また、映画館で観客の顔を見て舞台挨拶をするのは久々になるが、「非常にうれしいですし、映画が出来上がると、こういうことを当たり前にさせてもらっていましたが、今はなかなか当たり前じゃないこと。ここにたどり着けてよかったです」と感謝。
星野も会場や中継用のカメラに手を振りながら、「すごくうれしいです。映画館でお会いするのは本当に久しぶりですね」と笑顔を見せた。
野木の脚本について聞かれると、小栗は「原作がものすごく分厚い作品。そのテーマや伝えたいメッセージが抜け落ちずに、2時間20分という世界に収めたことは、野木さんの手腕だと思います」と感想を。
一方、星野は今年だけでも本作、『MIU404』、撮影中の『逃げるは恥だが役に立つ スペシャルドラマ』(TBS系)と野木脚品作品に3本関わっていることにふれ、「ずっとお世話になってます。原作をどういう風に野木さんワールドにするのかすごい楽しみで。いろいろな要素が原作にありますが、その中でここをチョイスしてくるんだというのが、脚本を読んで初めて思ったこと。すごいと思いました」と野木に尊敬の念を寄せた。
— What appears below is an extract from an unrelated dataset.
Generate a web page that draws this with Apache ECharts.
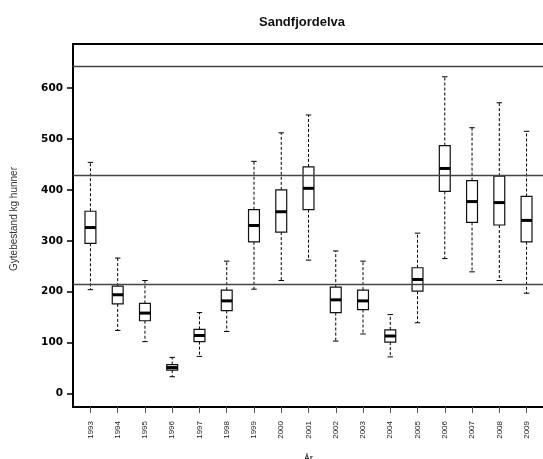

撮影中のエピソードにも言及。松重が「小栗くんをはじめ、男ばっかりで全然楽しくなかった」と愚痴ると、小栗は爆笑しながらも「楽しかったですよ」と応戦。また、「松重さんとは定期的にお仕事をさせていただいて。安心して一緒にお仕事させもらえる先輩ですね」と松重に感謝した。
一方、星野は夫婦役を演じた市川との共演を「すごく楽しかったです」と言うも、「正直、撮影がすごく前であんまり覚えてなくて」とぶっちゃけ。市川はそれを聞いて爆笑しながらも「一緒に歌を歌いました。動物園のシーンで、荒井由実さんの歌を歌いながら歩きました」と撮影の合間でのエピソードを披露した。
「すぐ目がハートに…」
イベントでは、未解決事件をベースにしていることもあり、「自分の未解決なことや解決したいことは?」という質問も。
星野は、「今、撮ってる作品があるんですけど、そこでとあるダンスを踊らないといけないんですが、それが全然覚えられていなくて。数日後に撮影がありますが、覚えが未解決です。ダンスは前と同じなんですが、ちょっと増えているので練習しないとけない。家でビデオを見ながら寝ずに練習します」と告白。
松重は、泥棒に入れられたことがあると言い、「警察がきて、僕の指紋をとっていって。僕の指紋は政府に登録されているので、僕は犯罪を犯せません。犯人はいまだに捕まっていないので、なんとかしてほしい」と嘆いた。
小栗は「今、解決したいことは、なんでこんな厚い上着を着てきたかということ。ものすごい暑い。暑さで倒れそう」とぼやき。
市川は星野が娘役の子役に人見知りしていたエピソードを明かし、その真相を星野に問うと、星野は「いつも思うのは、子役の子にすぐいける人もいるけど、仕事相手なのになんで舐めた感じでいけるんだということ。普通に大人として接すればいいのにと思っていて。自分の中では『どうも』くらいのイメージでした」と説明。
その子役は小栗にはすぐ打ち解けていたそうで、小栗は「本当にかわいい子でした」と口にすると、星野は「旬くんを見たときに、すぐ目がハートになってた」と明かし、小栗を話わせていた。
最後に、星野は「早速、友達から『観たよ』と連絡もきて、すごくうれしいです。昔の事件を扱っていますが、塩田さんが生み出した描いたフィクションは、すごいアイデアだと思いました。自分の近くの人にこんな危機が訪れたらとか、いろんなことが考えられる作品で、自分の中で大事な作品になりました」と熱く語り、小栗は「ちょっと怖い映画だと思っている方もいるかもしれませんが、決して怖い映画ではないです。時間を感じさせない作品なので、ぜひ楽しんでください」と笑顔でアピールした。